The Art of Architectural Photography
The romance of Valentines Day was as overwhelming as it was charming. Tweets, blogs, cards, chocolates, champagne, roses and all the sentimental harts and flowers are lovely and, to some, very meaningful. At least for one day of the year, love was definitely at the top of the list across the media and perhaps for most of the world. I remember Valentines Day fondly from my days of growing up in Brooklyn. In those years, there was not the commercial frenzy that exists today, but Valentines Day was decidedly a commercial affair even then. It was also my Mother's birthday so we celebrated both occasions with many desserts, prettily painted heart shaped boxes of confections and flowers. Since those days, Valentines Day has somewhat shifted away from painted valentines and into photographs of all things romantic to purchase for a loved one. Commercialism. That's OK, but I still like romance for the sake of romance.
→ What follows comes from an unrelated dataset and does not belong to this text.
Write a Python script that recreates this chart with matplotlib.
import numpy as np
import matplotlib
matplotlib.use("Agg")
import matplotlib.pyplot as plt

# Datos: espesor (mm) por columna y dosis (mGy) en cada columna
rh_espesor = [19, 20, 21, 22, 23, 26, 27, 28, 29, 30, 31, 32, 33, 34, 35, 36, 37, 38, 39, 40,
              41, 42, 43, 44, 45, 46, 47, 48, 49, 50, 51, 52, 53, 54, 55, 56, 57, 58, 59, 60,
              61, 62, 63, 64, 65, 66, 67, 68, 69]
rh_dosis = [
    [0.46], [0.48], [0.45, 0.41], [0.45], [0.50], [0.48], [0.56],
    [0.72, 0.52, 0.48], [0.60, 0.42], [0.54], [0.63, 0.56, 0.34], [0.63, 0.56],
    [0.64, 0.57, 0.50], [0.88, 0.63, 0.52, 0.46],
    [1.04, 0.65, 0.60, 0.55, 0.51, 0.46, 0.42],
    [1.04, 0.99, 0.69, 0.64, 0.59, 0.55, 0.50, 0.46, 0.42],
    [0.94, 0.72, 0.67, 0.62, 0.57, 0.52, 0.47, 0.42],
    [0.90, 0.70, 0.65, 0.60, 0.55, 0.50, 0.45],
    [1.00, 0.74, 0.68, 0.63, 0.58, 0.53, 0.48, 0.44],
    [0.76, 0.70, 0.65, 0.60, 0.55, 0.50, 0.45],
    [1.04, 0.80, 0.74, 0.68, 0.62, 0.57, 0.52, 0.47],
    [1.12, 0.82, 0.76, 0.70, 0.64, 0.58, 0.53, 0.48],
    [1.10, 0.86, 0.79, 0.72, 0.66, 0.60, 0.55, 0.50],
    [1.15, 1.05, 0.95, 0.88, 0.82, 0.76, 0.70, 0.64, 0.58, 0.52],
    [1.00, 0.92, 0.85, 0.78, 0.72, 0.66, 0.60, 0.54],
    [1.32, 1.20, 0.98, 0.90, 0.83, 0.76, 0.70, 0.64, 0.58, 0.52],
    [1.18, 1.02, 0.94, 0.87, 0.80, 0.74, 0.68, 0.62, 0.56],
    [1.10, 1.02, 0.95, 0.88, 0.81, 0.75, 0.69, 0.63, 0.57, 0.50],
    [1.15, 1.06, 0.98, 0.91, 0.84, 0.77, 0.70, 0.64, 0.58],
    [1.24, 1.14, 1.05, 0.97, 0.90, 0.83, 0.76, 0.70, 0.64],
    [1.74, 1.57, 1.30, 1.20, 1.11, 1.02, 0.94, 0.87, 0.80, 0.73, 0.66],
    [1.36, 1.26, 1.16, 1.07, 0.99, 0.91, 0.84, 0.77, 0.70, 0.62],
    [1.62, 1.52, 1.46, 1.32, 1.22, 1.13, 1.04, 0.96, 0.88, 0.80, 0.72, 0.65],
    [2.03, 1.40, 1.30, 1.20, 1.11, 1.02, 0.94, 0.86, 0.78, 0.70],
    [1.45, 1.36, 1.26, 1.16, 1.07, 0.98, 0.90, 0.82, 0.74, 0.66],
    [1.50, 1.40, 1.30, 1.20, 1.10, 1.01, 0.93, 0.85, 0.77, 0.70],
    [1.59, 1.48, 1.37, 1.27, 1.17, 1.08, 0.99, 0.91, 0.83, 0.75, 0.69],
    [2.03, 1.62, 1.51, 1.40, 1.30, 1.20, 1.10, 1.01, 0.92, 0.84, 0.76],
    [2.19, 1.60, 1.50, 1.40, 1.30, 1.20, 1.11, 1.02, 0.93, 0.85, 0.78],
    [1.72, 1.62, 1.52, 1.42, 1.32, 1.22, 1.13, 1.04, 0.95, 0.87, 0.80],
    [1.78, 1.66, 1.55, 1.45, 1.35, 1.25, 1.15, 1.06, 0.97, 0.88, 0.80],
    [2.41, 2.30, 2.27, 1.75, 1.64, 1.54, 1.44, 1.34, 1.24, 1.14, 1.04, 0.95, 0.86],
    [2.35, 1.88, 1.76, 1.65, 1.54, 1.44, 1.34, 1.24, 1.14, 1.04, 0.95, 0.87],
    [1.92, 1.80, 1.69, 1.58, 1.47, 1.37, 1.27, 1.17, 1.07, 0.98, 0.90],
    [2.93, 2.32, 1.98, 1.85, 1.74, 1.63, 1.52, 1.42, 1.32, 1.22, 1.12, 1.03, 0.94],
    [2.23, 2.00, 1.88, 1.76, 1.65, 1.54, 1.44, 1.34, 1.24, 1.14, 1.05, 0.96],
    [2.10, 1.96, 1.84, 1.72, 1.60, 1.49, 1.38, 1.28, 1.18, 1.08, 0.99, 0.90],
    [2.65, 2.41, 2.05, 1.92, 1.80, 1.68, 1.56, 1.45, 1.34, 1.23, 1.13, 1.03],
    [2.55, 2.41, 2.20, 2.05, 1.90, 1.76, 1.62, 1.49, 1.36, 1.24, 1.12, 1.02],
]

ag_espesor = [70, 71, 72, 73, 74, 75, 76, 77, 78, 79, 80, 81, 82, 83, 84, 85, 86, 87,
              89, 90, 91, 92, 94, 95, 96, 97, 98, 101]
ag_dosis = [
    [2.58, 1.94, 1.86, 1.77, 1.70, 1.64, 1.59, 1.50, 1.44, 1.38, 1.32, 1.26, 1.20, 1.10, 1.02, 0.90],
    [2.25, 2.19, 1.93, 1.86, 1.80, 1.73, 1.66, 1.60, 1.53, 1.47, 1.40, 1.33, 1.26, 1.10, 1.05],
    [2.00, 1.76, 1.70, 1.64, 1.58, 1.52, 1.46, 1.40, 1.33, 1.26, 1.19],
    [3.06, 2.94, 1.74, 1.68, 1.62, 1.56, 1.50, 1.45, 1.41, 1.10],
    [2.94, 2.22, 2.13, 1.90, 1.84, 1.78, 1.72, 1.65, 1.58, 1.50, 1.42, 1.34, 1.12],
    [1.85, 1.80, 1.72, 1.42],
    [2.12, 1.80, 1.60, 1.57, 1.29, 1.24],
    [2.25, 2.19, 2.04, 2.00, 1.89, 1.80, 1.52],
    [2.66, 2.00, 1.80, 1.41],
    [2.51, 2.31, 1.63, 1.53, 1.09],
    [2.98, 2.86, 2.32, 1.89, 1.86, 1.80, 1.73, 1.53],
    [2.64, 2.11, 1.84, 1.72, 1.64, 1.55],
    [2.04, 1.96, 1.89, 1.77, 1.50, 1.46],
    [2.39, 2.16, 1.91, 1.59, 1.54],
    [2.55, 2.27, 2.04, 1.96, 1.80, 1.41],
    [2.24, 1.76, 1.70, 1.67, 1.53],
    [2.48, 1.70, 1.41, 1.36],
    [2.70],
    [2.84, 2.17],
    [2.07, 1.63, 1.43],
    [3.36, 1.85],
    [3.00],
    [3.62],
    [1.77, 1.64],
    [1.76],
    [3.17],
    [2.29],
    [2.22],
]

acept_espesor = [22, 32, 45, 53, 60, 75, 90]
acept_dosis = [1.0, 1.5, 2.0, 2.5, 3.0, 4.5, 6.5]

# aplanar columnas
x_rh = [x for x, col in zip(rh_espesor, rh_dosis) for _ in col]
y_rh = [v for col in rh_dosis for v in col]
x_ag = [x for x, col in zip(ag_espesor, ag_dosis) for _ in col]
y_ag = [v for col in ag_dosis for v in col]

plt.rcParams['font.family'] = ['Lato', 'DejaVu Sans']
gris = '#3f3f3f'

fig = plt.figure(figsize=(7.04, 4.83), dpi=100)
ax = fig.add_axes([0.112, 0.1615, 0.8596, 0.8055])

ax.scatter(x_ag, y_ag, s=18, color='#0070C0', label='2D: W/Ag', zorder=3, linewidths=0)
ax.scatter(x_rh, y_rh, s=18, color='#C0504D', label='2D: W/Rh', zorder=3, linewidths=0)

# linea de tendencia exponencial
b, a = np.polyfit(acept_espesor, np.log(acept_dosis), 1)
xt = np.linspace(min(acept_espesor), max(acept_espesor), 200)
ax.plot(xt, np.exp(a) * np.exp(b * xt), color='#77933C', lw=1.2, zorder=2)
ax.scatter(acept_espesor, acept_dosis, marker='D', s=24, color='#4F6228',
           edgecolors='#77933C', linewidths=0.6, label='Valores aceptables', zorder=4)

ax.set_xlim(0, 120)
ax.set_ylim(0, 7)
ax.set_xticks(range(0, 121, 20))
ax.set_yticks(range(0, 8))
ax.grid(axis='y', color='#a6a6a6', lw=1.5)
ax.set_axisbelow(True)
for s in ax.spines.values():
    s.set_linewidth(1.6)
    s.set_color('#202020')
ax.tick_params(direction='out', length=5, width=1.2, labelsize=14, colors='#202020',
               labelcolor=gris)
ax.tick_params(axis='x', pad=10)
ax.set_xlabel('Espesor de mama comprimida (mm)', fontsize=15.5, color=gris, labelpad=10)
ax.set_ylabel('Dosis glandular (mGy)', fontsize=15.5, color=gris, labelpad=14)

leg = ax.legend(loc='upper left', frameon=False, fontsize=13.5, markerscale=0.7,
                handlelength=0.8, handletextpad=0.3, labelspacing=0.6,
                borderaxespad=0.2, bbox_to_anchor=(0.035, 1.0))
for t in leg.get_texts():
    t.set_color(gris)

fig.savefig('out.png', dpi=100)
Romantic photography is a rather tricky affair. In order to create romantic images, there is a fine line that separates the truly evocative love photographs and the saccharine commercial pictures. I very much admire wedding photographers, that group of sometimes under-rated, always hard working and ever commercialized segment of photographers who are by and large extremely skilled at their craft and, in the majority, manage to get the love theme into pictures while documenting a singularly important event. Some food photographers also create deliciously sentimental portraits of the foods, especially those connected with Valentines Day, such as heart shaped cookies, oysters or chocolate cakes: all around a romantic theme. Numerous photography themes target the subject of romance, as do other forms of art, such as painting and sculpture. The creation of these arts do not necessarily have to involve a specific event or day, but the images should convey aesthetically subtle feelings. Subtlety is often the difference between artistic works and commercially crafted material.
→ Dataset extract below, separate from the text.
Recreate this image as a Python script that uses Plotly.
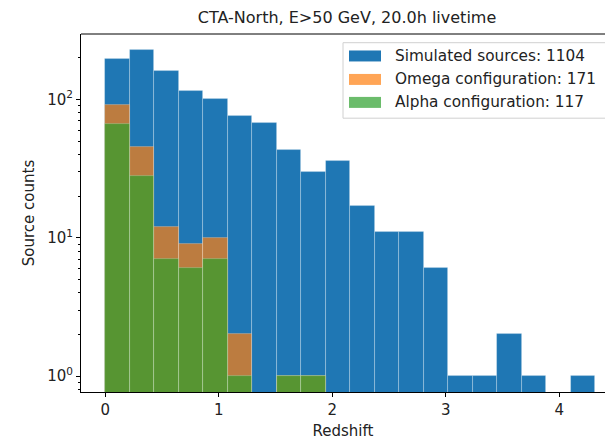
import numpy as np
import plotly.graph_objects as go

# ---- data ----
z_min, z_max, n_bins = 0.0, 4.318, 20
simulated = [196, 228, 161, 115, 101, 76, 67, 43, 30, 36, 17, 11, 11, 6, 1, 1, 2, 1, 0, 1]
omega     = [91, 45, 12, 9, 10, 2, 0, 1, 1, 0, 0, 0, 0, 0, 0, 0, 0, 0, 0, 0]
alpha     = [66, 28, 7, 6, 7, 1, 0, 1, 1, 0, 0, 0, 0, 0, 0, 0, 0, 0, 0, 0]
labels = ["Simulated sources", "Omega configuration", "Alpha configuration"]
title = "CTA-North, E>50 GeV, 20.0h livetime"

edges = np.linspace(z_min, z_max, n_bins + 1)
centers = 0.5 * (edges[:-1] + edges[1:])
width = edges[1] - edges[0]

colors = ["#1f77b4", "rgba(255,127,14,0.7)", "rgba(44,160,44,0.7)"]
series = [simulated, omega, alpha]

W, H = 605, 440
L, R, T, B = 81, 0, 34, 47.5
FONT = "DejaVu Sans"
TXT = "#222222"

fig = go.Figure()
for name, vals, col in zip(labels, series, colors):
    v = np.array(vals, dtype=float)
    mask = v > 0
    fig.add_trace(go.Bar(
        x=centers[mask], y=v[mask], width=width, name=name,
        marker=dict(color=col, line=dict(color="rgba(255,255,255,0.3)", width=0.8)),
        showlegend=False,
    ))

minor_vals = [0.8, 0.9] + [k for k in range(2, 10)] + [10 * k for k in range(2, 10)] + [200]

fig.update_layout(
    width=W, height=H,
    margin=dict(l=L, r=R, t=T, b=B, pad=0),
    plot_bgcolor="white", paper_bgcolor="white",
    barmode="overlay", bargap=0,
    font=dict(family=FONT, size=15, color=TXT),
    title=dict(text=title, x=347 / W, xref="container", xanchor="center",
               y=1 - 17.5 / H, yref="container", yanchor="middle",
               font=dict(size=16, color=TXT)),
    xaxis=dict(range=[-0.213, 4.404], tickvals=[0, 1, 2, 3, 4],
               ticks="outside", ticklen=4, tickwidth=1, tickcolor="black",
               showline=True, linecolor="black", linewidth=1, mirror=False,
               showgrid=False, zeroline=False,
               title=dict(text="Redshift", standoff=7, font=dict(size=15))),
    yaxis=dict(type="log", range=[-0.1155, 2.473],
               tickvals=[1, 10, 100],
               ticktext=["10<sup>0</sup>", "10<sup>1</sup>", "10<sup>2</sup>"],
               ticks="outside", ticklen=4, tickwidth=1, tickcolor="black",
               minor=dict(tickvals=minor_vals, ticks="outside", ticklen=2.2,
                          tickwidth=0.8, tickcolor="black", showgrid=False),
               showline=True, linecolor="black", linewidth=1,
               showgrid=False, zeroline=False,
               title=dict(text="Source counts", standoff=8, font=dict(size=15))),
)

# top spine
fig.add_shape(type="line", xref="paper", yref="paper", x0=0, x1=1.02, y0=1, y1=1,
              line=dict(color="black", width=1))

# custom legend (matplotlib style)
pw, ph = W - L - R, H - T - B
def px(x):
    return (x - L) / pw
def py(y):
    return (H - B - y) / ph

fig.add_shape(type="rect", xref="paper", yref="paper",
              x0=px(343), x1=px(615), y0=py(118.3), y1=py(42.7),
              line=dict(color="#d0d0d0", width=1), fillcolor="rgba(255,255,255,0.85)")
rows_y = [56, 79.5, 102.5]
for name, vals, col, yy in zip(labels, series, colors, rows_y):
    fig.add_shape(type="rect", xref="paper", yref="paper",
                  x0=px(349), x1=px(381), y0=py(yy + 5.5), y1=py(yy - 5.5),
                  line=dict(width=0), fillcolor=col)
    fig.add_annotation(xref="paper", yref="paper", x=px(393), y=py(yy),
                       xanchor="left", yanchor="middle", showarrow=False,
                       text=f"{name}: {sum(vals)}", font=dict(size=15.3, color=TXT))

fig.write_html("out.html")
Mood can be infused into a photograph through subject, color, tone, composition and form. Traditionally I use monochrome as a medium for my architectural photography. Once in a while, the romance of color appeals to me. The allure of sunrise on Lake Pichola as it illuminates Udaipur's magnificent City Palace inspired me to take this photograph. It is a romantic scene of sensual color, composition and back-lighting that spotlights the architecture I photograph. The Lake Palace Hotel, built in the middle of Lake Pichola, is the ultimate romantic setting. This view out of my hotel window at an unparalleled architectural setting will remain a lovely memory of the beauty Udaipur offers.